- Source material -
*****
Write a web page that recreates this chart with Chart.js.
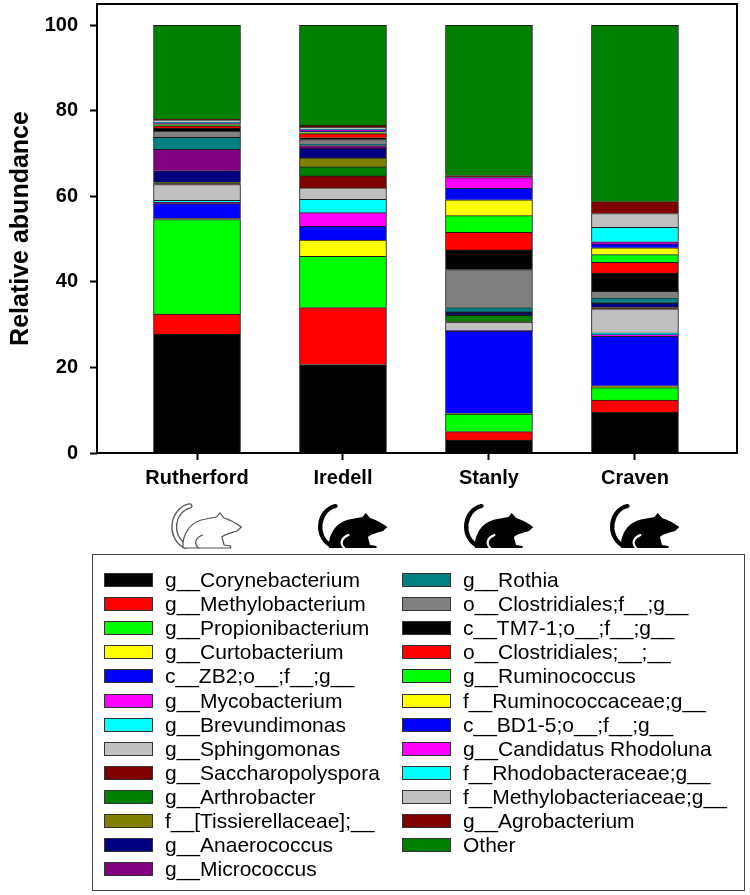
<!DOCTYPE html>
<html>
<head>
<meta charset="utf-8">
<script src="https://cdn.jsdelivr.net/npm/chart.js@4/dist/chart.umd.min.js"></script>
<style>
  body { margin: 0; background: #fff; }
  #page { position: relative; width: 750px; height: 895px; font-family: "Liberation Sans", Arial, sans-serif; }
  #plot { position: absolute; left: 0; top: 0; width: 750px; height: 555px; }
  #legend { position: absolute; left: 92px; top: 554px; width: 651px; height: 335px; border: 1.5px solid #444; }
  .item { position: absolute; height: 24px; display: flex; align-items: center; font-size: 21px; color: #000; white-space: nowrap; }
  .sw { width: 47px; height: 12px; border: 1px solid #333; margin-right: 12px; flex: none; }
</style>
</head>
<body>
<div id="page">
  <div id="plot"><canvas id="chart"></canvas></div>
  <div id="legend"></div>
</div>
<script>
const categories = ["Rutherford", "Iredell", "Stanly", "Craven"];
const yTicks = [0, 20, 40, 60, 80, 100];

const taxa = [
  "g__Corynebacterium", "g__Methylobacterium", "g__Propionibacterium", "g__Curtobacterium",
  "c__ZB2;o__;f__;g__", "g__Mycobacterium", "g__Brevundimonas", "g__Sphingomonas",
  "g__Saccharopolyspora", "g__Arthrobacter", "f__[Tissierellaceae];__", "g__Anaerococcus",
  "g__Micrococcus", "g__Rothia", "o__Clostridiales;f__;g__", "c__TM7-1;o__;f__;g__",
  "o__Clostridiales;__;__", "g__Ruminococcus", "f__Ruminococcaceae;g__", "c__BD1-5;o__;f__;g__",
  "g__Candidatus Rhodoluna", "f__Rhodobacteraceae;g__", "f__Methylobacteriaceae;g__",
  "g__Agrobacterium", "Other"
];

const colors = [
  "#000000", "#ff0000", "#00ff00", "#ffff00", "#0000ff", "#ff00ff", "#00ffff", "#c0c0c0",
  "#800000", "#008000", "#808000", "#000080", "#800080", "#008080", "#808080", "#000000",
  "#ff0000", "#00ff00", "#ffff00", "#0000ff", "#ff00ff", "#00ffff", "#c0c0c0", "#800000",
  "#008000"
];

// relative abundance (%) per site, same order as taxa
const rutherford = [27.8, 4.7, 22.1, 0.2, 3.5, 0.3, 0.5, 3.7, 0.2, 0.2, 0.1, 2.7, 5.0, 2.8, 1.5, 0.7, 0.5, 0.2, 0.1, 0.2, 0.1, 0.2, 0.6, 0.2, 21.9];
const iredell    = [20.7, 13.3, 12.0, 3.8, 3.2, 3.2, 3.1, 2.7, 2.8, 2.1, 2.1, 2.3, 0.6, 0.4, 1.0, 0.4, 1.0, 0.2, 0.2, 0.2, 0.2, 0.2, 0.5, 0.4, 23.4];
const stanly     = [3.0, 2.0, 4.1, 0.1, 19.3, 0.1, 0.1, 1.9, 0.1, 1.5, 0.1, 0.6, 0.1, 1.0, 8.9, 4.6, 4.1, 3.9, 3.7, 2.7, 2.5, 0.1, 0.1, 0.3, 35.1];
const craven     = [9.5, 2.9, 2.9, 0.4, 11.6, 0.4, 0.4, 5.6, 0.1, 0.1, 0.1, 1.0, 0.1, 1.2, 1.5, 4.3, 2.5, 1.8, 1.6, 0.9, 0.5, 3.4, 3.2, 2.8, 41.2];
const sites = [rutherford, iredell, stanly, craven];

const font = "'Liberation Sans', Arial, sans-serif";

// little mouse silhouettes under the site names
function drawMouse(ctx, x, y, outline) {
  ctx.save();
  ctx.translate(x, y);
  ctx.scale(1.08, 1);
  ctx.lineCap = "round";
  const tail = () => {
    ctx.beginPath();
    ctx.moveTo(19, 2);
    ctx.bezierCurveTo(3, 6, -1, 32, 15, 42);
  };
  const body = () => {
    ctx.beginPath();
    ctx.moveTo(13, 44);
    ctx.bezierCurveTo(12, 30, 20, 17, 34, 15);
    ctx.lineTo(44, 13);
    ctx.lineTo(47, 9);
    ctx.lineTo(51, 14);
    ctx.bezierCurveTo(57, 16, 62, 19, 67, 23);
    ctx.lineTo(63, 27);
    ctx.bezierCurveTo(57, 29, 52, 30, 49, 33);
    ctx.lineTo(51, 41);
    ctx.lineTo(57, 42);
    ctx.lineTo(57, 44);
    ctx.closePath();
  };
  const leg = () => {
    ctx.beginPath();
    ctx.moveTo(27, 44);
    ctx.bezierCurveTo(22, 38, 26, 33, 31, 31);
  };
  if (outline) {
    tail(); ctx.strokeStyle = "#555"; ctx.lineWidth = 5.5; ctx.stroke();
    tail(); ctx.strokeStyle = "#fff"; ctx.lineWidth = 3; ctx.stroke();
    body(); ctx.fillStyle = "#fff"; ctx.fill();
    ctx.strokeStyle = "#555"; ctx.lineWidth = 1.2; ctx.stroke();
    leg(); ctx.stroke();
  } else {
    tail(); ctx.strokeStyle = "#000"; ctx.lineWidth = 4; ctx.stroke();
    body(); ctx.fillStyle = "#000"; ctx.fill();
    leg(); ctx.strokeStyle = "#fff"; ctx.lineWidth = 2; ctx.stroke();
  }
  ctx.restore();
}

const framePlugin = {
  id: "frame",
  afterDatasetsDraw(chart) {
    const { ctx, chartArea: a } = chart;
    ctx.save();
    ctx.strokeStyle = "#000";
    ctx.lineWidth = 2;
    ctx.strokeRect(a.left, a.top, a.right - a.left, a.bottom - a.top);
    ctx.restore();
  },
  afterDraw(chart) {
    const xs = chart.scales.x;
    categories.forEach((c, i) => {
      drawMouse(chart.ctx, xs.getPixelForValue(i) - 28, 504, i === 0);
    });
  }
};

new Chart(document.getElementById("chart"), {
  type: "bar",
  data: {
    datasets: taxa.map((name, k) => ({
      label: name,
      data: sites.map((s, i) => ({ x: i, y: s[k] })),
      backgroundColor: colors[k],
      borderColor: "#1a1a1a",
      borderWidth: 1,
      barThickness: 87,
    })),
  },
  plugins: [framePlugin],
  options: {
    responsive: true,
    maintainAspectRatio: false,
    animation: false,
    layout: { padding: { top: 4, right: 13, left: 0, bottom: 0 } },
    plugins: {
      legend: { display: false },
      tooltip: { enabled: false },
    },
    scales: {
      x: {
        type: "linear",
        stacked: true,
        offset: false,
        min: -0.685,
        max: 3.699,
        afterBuildTicks: (s) => { s.ticks = categories.map((c, i) => ({ value: i })); },
        afterFit: (s) => { s.height = 102; s.paddingLeft = 0; s.paddingRight = 0; },
        ticks: {
          callback: (v) => categories[v],
          autoSkip: false,
          maxRotation: 0,
          color: "#000",
          padding: 6,
          font: { family: font, size: 20, weight: "bold" },
        },
        grid: { offset: false, drawOnChartArea: false, tickLength: 7, tickWidth: 2, tickColor: "#000" },
        border: { display: false },
      },
      y: {
        stacked: true,
        min: 0,
        max: 105,
        afterBuildTicks: (s) => { s.ticks = yTicks.map((v) => ({ value: v })); },
        afterFit: (s) => { s.width = 97; s.paddingTop = 0; s.paddingBottom = 0; },
        ticks: {
          color: "#000",
          padding: 12,
          font: { family: font, size: 20, weight: "bold" },
        },
        grid: { drawOnChartArea: false, tickLength: 7, tickWidth: 2, tickColor: "#000" },
        border: { display: false },
        title: {
          display: true,
          text: "Relative abundance",
          color: "#000",
          padding: { top: 6, bottom: 0 },
          font: { family: font, size: 25, weight: "bold" },
        },
      },
    },
  },
});

// legend box, two columns
const legend = document.getElementById("legend");
taxa.forEach((name, k) => {
  const col = k < 13 ? 0 : 1;
  const row = k < 13 ? k : k - 13;
  const el = document.createElement("div");
  el.className = "item";
  el.style.left = (col === 0 ? 11 : 309) + "px";
  el.style.top = (13 + row * 24.1) + "px";
  const sw = document.createElement("span");
  sw.className = "sw";
  sw.style.background = colors[k];
  const txt = document.createElement("span");
  txt.textContent = name;
  el.appendChild(sw);
  el.appendChild(txt);
  legend.appendChild(el);
});
</script>
</body>
</html>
*****
Please quote the lines of the material, beginning with the first and ending with the one that contains "const yTicks = [0, 20, 40, 60, 80, 100];", exactly as written and without any pictures.

Write a web page that recreates this chart with Chart.js.
<!DOCTYPE html>
<html>
<head>
<meta charset="utf-8">
<script src="https://cdn.jsdelivr.net/npm/chart.js@4/dist/chart.umd.min.js"></script>
<style>
  body { margin: 0; background: #fff; }
  #page { position: relative; width: 750px; height: 895px; font-family: "Liberation Sans", Arial, sans-serif; }
  #plot { position: absolute; left: 0; top: 0; width: 750px; height: 555px; }
  #legend { position: absolute; left: 92px; top: 554px; width: 651px; height: 335px; border: 1.5px solid #444; }
  .item { position: absolute; height: 24px; display: flex; align-items: center; font-size: 21px; color: #000; white-space: nowrap; }
  .sw { width: 47px; height: 12px; border: 1px solid #333; margin-right: 12px; flex: none; }
</style>
</head>
<body>
<div id="page">
  <div id="plot"><canvas id="chart"></canvas></div>
  <div id="legend"></div>
</div>
<script>
const categories = ["Rutherford", "Iredell", "Stanly", "Craven"];
const yTicks = [0, 20, 40, 60, 80, 100];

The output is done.